Although it may not be that obvious at first glance, Cheberloyevsky appears to share the objectives of the Caucasus Emirate, the pan-Caucasus militant group that was created in 2007 by the then-head of the Chechen insurgent network, Doku Umarov. Back in those days, Munaev, alongside a number of other prominent field commanders, issued a statement distancing themselves from Umarov and his new organization (RFE/RL, October 30, 2007). However, there is no record of Muslim Cheberloyevsky having ever done so. Moreover, Chechen sources suggest that Cheberloyevsky’s second-in-command and close confidant, Muslim Idrisov, maintains close ties with the Emirate’s adherents who found refuge in Turkey. [1] It is, therefore, highly likely the divisive issue of the Caucasus Emirate was the main reason for the rift between the two volunteer commanders.

Conclusion

Cheberloyevsky refuses to reveal the actual size of his battalion (Kavkaz Realii, March 7). However, Russia’s re-invasion of Ukraine in 2021 has apparently breathed new life into the unit. The battalion has, for example, taken part in the defense of Kyiv, most likely near Velyka Dymerka in Kyiv Oblast. In mid-May, it was re-deployed “in the direction of Kharkiv” (YouTube, May 14).

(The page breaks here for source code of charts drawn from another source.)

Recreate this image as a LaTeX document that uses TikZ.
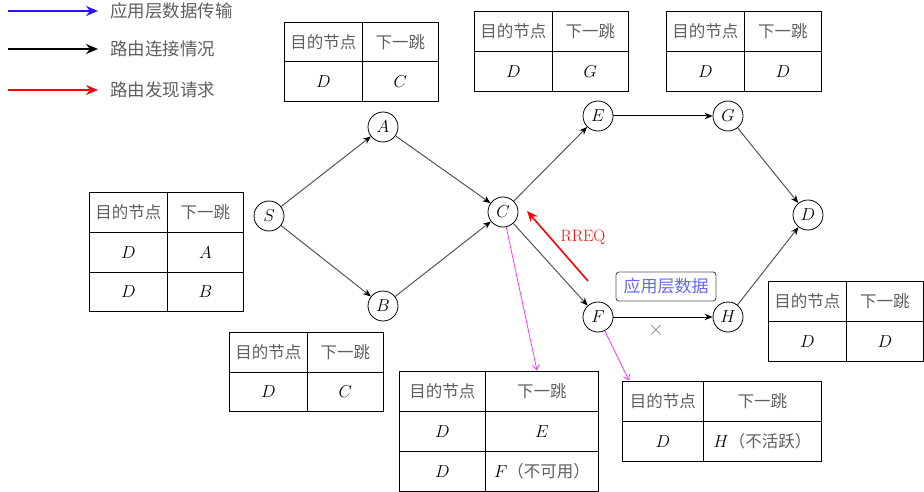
\documentclass[tikz,border=0pt]{standalone}
\usepackage{fontspec}
\newfontfamily\zh{Noto Sans CJK SC}
\usetikzlibrary{arrows.meta}
\definecolor{edgegray}{RGB}{85,85,85}
\definecolor{txtgray}{RGB}{95,95,95}
\definecolor{appblue}{RGB}{102,102,255}
\definecolor{legblue}{RGB}{40,20,255}
\definecolor{mag}{RGB}{255,51,255}
\newcommand\hA{{\zh\color{txtgray}目的节点}}
\newcommand\hB{{\zh\color{txtgray}下一跳}}
\newcommand\trow[8]{%
  \node[cell,minimum width=#4 pt,minimum height=#6 pt] (#1a) at (#2,#3) {#7};
  \node[cell,minimum width=#5 pt,minimum height=#6 pt] (#1b) at (#2+#4,#3) {#8};}
\begin{document}
\begin{tikzpicture}[x=1pt,y=-1pt,
  vtx/.style={circle,draw,line width=0.8pt,minimum size=30pt,inner sep=0pt,font=\fontsize{17}{17}\selectfont},
  cell/.style={draw,line width=0.8pt,anchor=north west,inner sep=0pt,font=\fontsize{16.5}{16.5}\selectfont},
  edge/.style={draw=edgegray,line width=1pt,-{Stealth[black,length=8pt,width=6.5pt]}},
  bedge/.style={draw=black,line width=1pt,-{Stealth[black,length=8pt,width=6.5pt]}},
  magarrow/.style={draw=mag,line width=0.8pt,-{Straight Barb[length=5pt,width=7pt]}},
  legarrow/.style={line width=1.6pt,-{Stealth[length=12pt,width=10pt]}},
  legtext/.style={anchor=west,inner sep=0pt,text=txtgray,font=\zh\fontsize{17.5}{17.5}\selectfont}]
\useasboundingbox (0,0) rectangle (924,492);

% legend
\coordinate (l1s) at (8,11); \coordinate (l1e) at (98,11);
\coordinate (l2s) at (8,49); \coordinate (l2e) at (98,49);
\coordinate (l3s) at (8,90); \coordinate (l3e) at (98,90);
\draw[legarrow,legblue] (l1s) -- (l1e);
\draw[legarrow,black] (l2s) -- (l2e);
\draw[legarrow,red] (l3s) -- (l3e);
\node[legtext] (lt1) at (110,11) {应用层数据传输};
\node[legtext] (lt2) at (110,49) {路由连接情况};
\node[legtext] (lt3) at (110,90) {路由发现请求};

% vertices
\node[vtx] (S) at (269,216) {$S$};
\node[vtx] (A) at (383,127) {$A$};
\node[vtx] (B) at (383,306) {$B$};
\node[vtx] (C) at (503,212) {$C$};
\node[vtx] (E) at (598,116) {$E$};
\node[vtx] (F) at (598,317) {$F$};
\node[vtx] (G) at (728,116) {$G$};
\node[vtx] (H) at (728,317) {$H$};
\node[vtx] (D) at (808,215) {$D$};

% edges
\draw[edge] (S) -- (A);
\draw[edge] (S) -- (B);
\draw[edge] (A) -- (C);
\draw[edge] (B) -- (C);
\draw[edge] (C) -- (E);
\draw[edge] (C) -- (F);
\draw[edge] (G) -- (D);
\draw[edge] (H) -- (D);
\draw[bedge] (E) -- (G);
\draw[bedge] (F) -- (H);

% RREQ
\coordinate (r1) at (588,281); \coordinate (r2) at (527,211);
\draw[red,line width=1.6pt,-{Stealth[length=11pt,width=9pt]}] (r1) -- (r2);
\node[text=red,font=\fontsize{16.5}{16.5}\selectfont] (rreq) at (583,237) {RREQ};

% application data box
\node[draw=edgegray,rounded corners=3pt,line width=0.9pt,minimum width=100pt,minimum height=29pt,inner sep=0pt,text=appblue,font=\zh\fontsize{17}{17}\selectfont] (app) at (666,286.5) {应用层数据};
\node[text=gray,inner sep=0pt,font=\fontsize{22}{22}\selectfont] (cross) at (656,330) {$\times$};

% tables
\trow{ta0}{284}{22}{78}{76}{39.5}{\hA}{\hB}
\trow{ta1}{284}{61.5}{78}{76}{39.5}{$D$}{$C$}

\trow{te0}{474}{11}{78}{76}{40}{\hA}{\hB}
\trow{te1}{474}{51}{78}{76}{40}{$D$}{$G$}

\trow{tg0}{666}{11}{78}{77}{40}{\hA}{\hB}
\trow{tg1}{666}{51}{78}{77}{40}{$D$}{$D$}

\trow{ts0}{89}{192}{78}{76}{40}{\hA}{\hB}
\trow{ts1}{89}{232}{78}{76}{40}{$D$}{$A$}
\trow{ts2}{89}{272}{78}{76}{39}{$D$}{$B$}

\trow{tb0}{229}{332}{78}{76}{39.5}{\hA}{\hB}
\trow{tb1}{229}{371.5}{78}{76}{39.5}{$D$}{$C$}

\trow{tc0}{399}{371}{86}{113}{40}{\hA}{\hB}
\trow{tc1}{399}{411}{86}{113}{40}{$D$}{$E$}
\trow{tc2}{399}{451}{86}{113}{40}{$D$}{$F${\zh\color{txtgray}（不可用）}}

\trow{tf0}{622}{381}{81}{118}{40}{\hA}{\hB}
\trow{tf1}{622}{421}{81}{118}{40}{$D$}{$H${\zh\color{txtgray}（不活跃）}}

\trow{td0}{768}{281}{78}{77}{40}{\hA}{\hB}
\trow{td1}{768}{321}{78}{77}{40}{$D$}{$D$}

% magenta arrows
\coordinate (cm) at (537,370.5);
\coordinate (fm) at (629,380.5);
\draw[magarrow] (C) -- (cm);
\draw[magarrow] (F) -- (fm);
\end{tikzpicture}
\end{document}
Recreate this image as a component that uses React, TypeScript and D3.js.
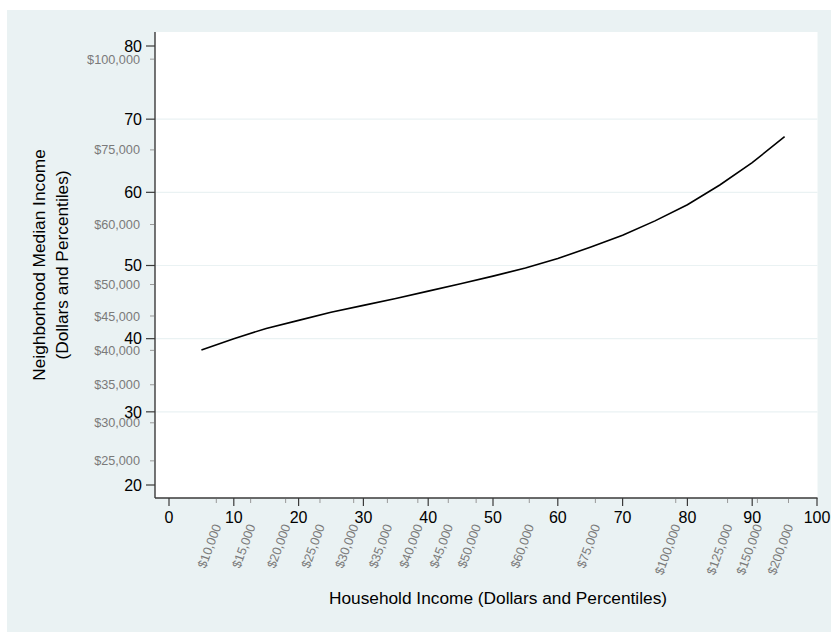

From its precarious beginnings as a front-line volunteer group to its fast growing recognition as a dedicated and effective fighting force, the Sheikh Mansur battalion has become something of a permanent fixture of the Russo-Ukrainian War. Its commander, Muslim Cheberloyevsky, invariably sports a luxuriant beard and remains clad in Fidel Castro-style cap and fatigues. He has become one of the most recognizable foreign faces of the conflict.

Notes

[1] Author’s online interview with a Chechen journalist and a source in Kyiv, both of whom requested anonymity as the information is not publicly available, June 1.